Resmi rakamlara göre Türkiye’de genç nüfusta (15-24 yaş) işsizlik oranı yüzde 20 (Kaynak: TÜİK)
Çocuk işçilerimizin dökümü (2006) şöyle:
10-17 yaş: 958 bin çocuk çalışıyor. Bu çocukların yaklaşık 80 bini kuaförlerde çalıştırılıyor.
6-14 yaş: 12 milyon 477 bin çocuğun 320 bini sanayi, ticaret ve tarımda; 4 milyon 448 bini ev işlerinde, 182 bini tarım işçisi olarak çalıştırılıyor. Mevsimlik tarım işçiliğinin yoğun olduğu Şanlıurfa, Adıyaman, Adana, Batman, Diyarbakır, Gaziantep’te çocukların yaklaşık yüzde 10’u tarlada çalışmak üzere okullarını erken terk ediyor. Okula devam etmeyen çocuk sayısı 945 bin, bunların 576 bini kız çocuğu.

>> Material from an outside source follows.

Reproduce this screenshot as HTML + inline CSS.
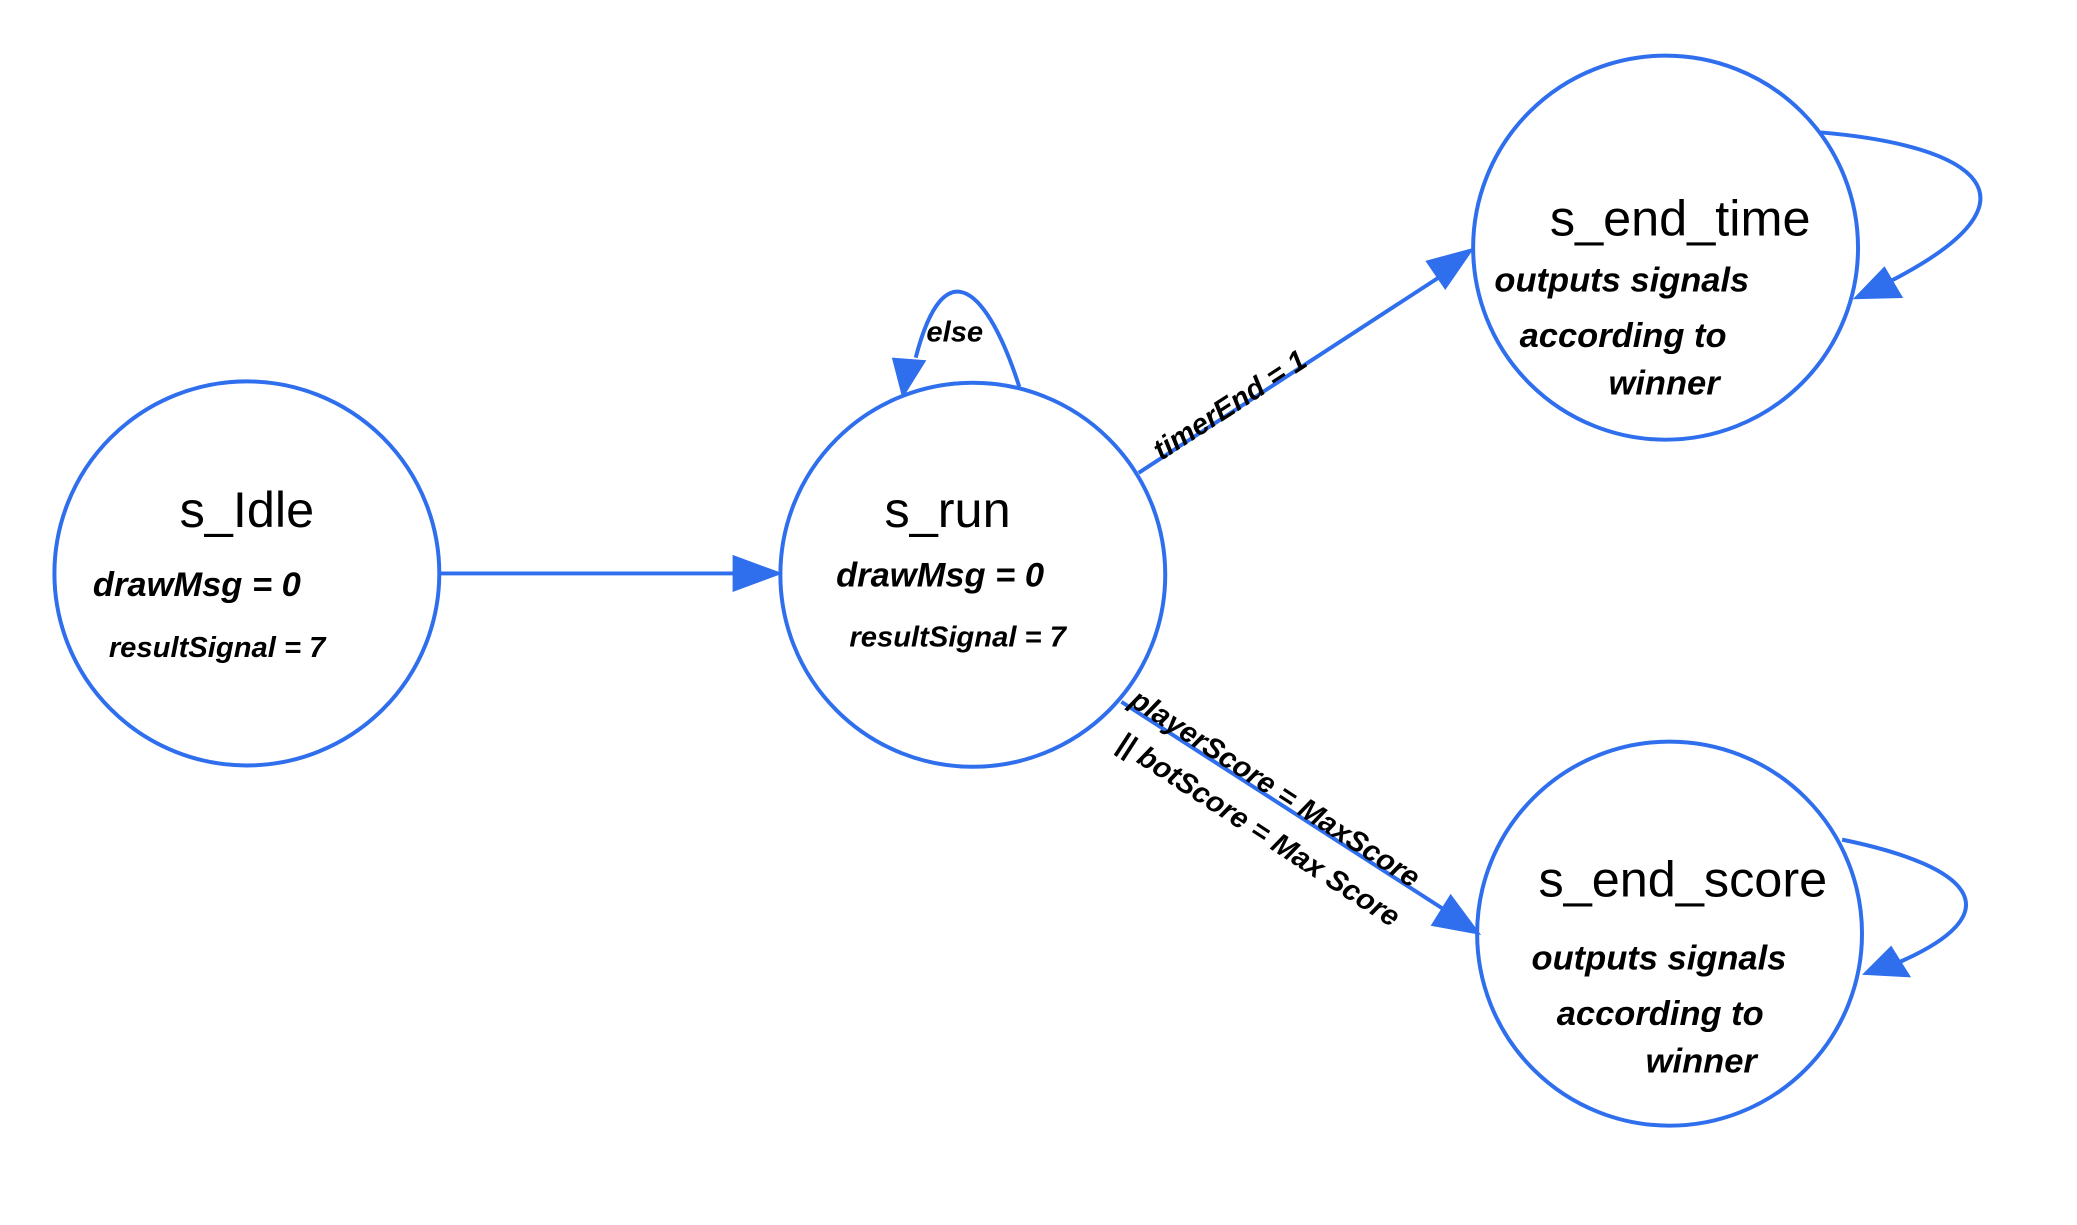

Üç çocuk, refah toplumlarında rahatlıkla olabilir. Unutmayın bizim refahımız reel olarak değil kağıt üzerinde artıyor. “Dostlar alışverişte görsün Türkiyesi”nde çocuk işçiliğin olmasının temel bazı nedenleri var. Birincisi yoksulluk. Aile çocuğun kazancına muhtaç. İkincisi anne de baba da eğitimsiz. Üçüncüsü, anne de baba da işsiz. Dördüncüsü, aş peşinde göç. Hepsinin üstünde de kuralsızlık/denetimsizlik!
Babaların işsiz, annelerin eve kapatıldığı, ağabeyin üniversiteye gitse bile (her 3 üniversite mezunundan biri) potansiyel işsiz, ablanın fikri sorulmadan görücü usulüyle başgöz edildiği güzel ülkemde, her kadın 3 çocuk doğurduğunda sunabileceğimiz kariyer olanaklarını da şöyle sıralayabilirim: Kuaförde fön tutmak, tarlada ekin toplamak, oto tamircisinde çırak olmak. Tabii bir de sokaklarda dilenmeyi unutmayalım.

Türkiye, BM Çocuk Hakları Sözleşmesi’ne taraf. Buna göre çocukların durumunu yasalarla düzenleyeceğini taahhüt ediyor. Türkiye ayrıca ILO’nun 182 sayılı “Kötü Şartlardaki Çocuk İşçiliğinin Yasaklanması ve Ortadan Kaldırılmasına İlişkin Acil Önlemler Sözleşmesi”ne de 4623 sayılı yasayla taraf. 18 yaşın altındaki herkes bu sözleşmenin amaçları bakımından çocuk kabul ediliyor. Türkiye’de 15 yaşını doldurmamış çocukların çalıştırılması yasak.

Gidin oto sanayi mahallesine. Her arabanın altında gözleri parlayan yüzü karalar içinde bir çocuk çıkıyor. Gidin kuaföre, manikür suyunuzu getiren, topuğunuzu ponzalayanların hepsi çocuk. Gidin tarlaya, çocuklar okul yerine ekinin başında… Trafikte araba camına uzanan minik eller sorumsuzca caddelerde… Yasalar nerede?

Hükümetin hepimizin merakla beklediği istihdam paketi de türban tartışmalarına dönmek üzere. Ülkenin istihdama yönelik onca sorunu varken paketin içindeki önemli maddelerden biri çocuk çalıştırmayı teşvik ediyor. On altı yaşından küçük çocukları ağır ve tehlikeli işte çalıştırma cezası hafifletiliyor.

Sorumlu insanlar sorumlu davranır, konuşur ve yaşar. Ne başbakanı ne bakanları çocuk işçilik konusunda konuşurken duymadım. “Doğurun” demek bu kadar kolay olmamalı. Kadın erkek sorumluluk sahibi hepimizin bir ödevi var: Kız çocuklarımızı okutmak, istihdama katmak. Kadınlar çayıra salınacak çocuklar doğurmasın.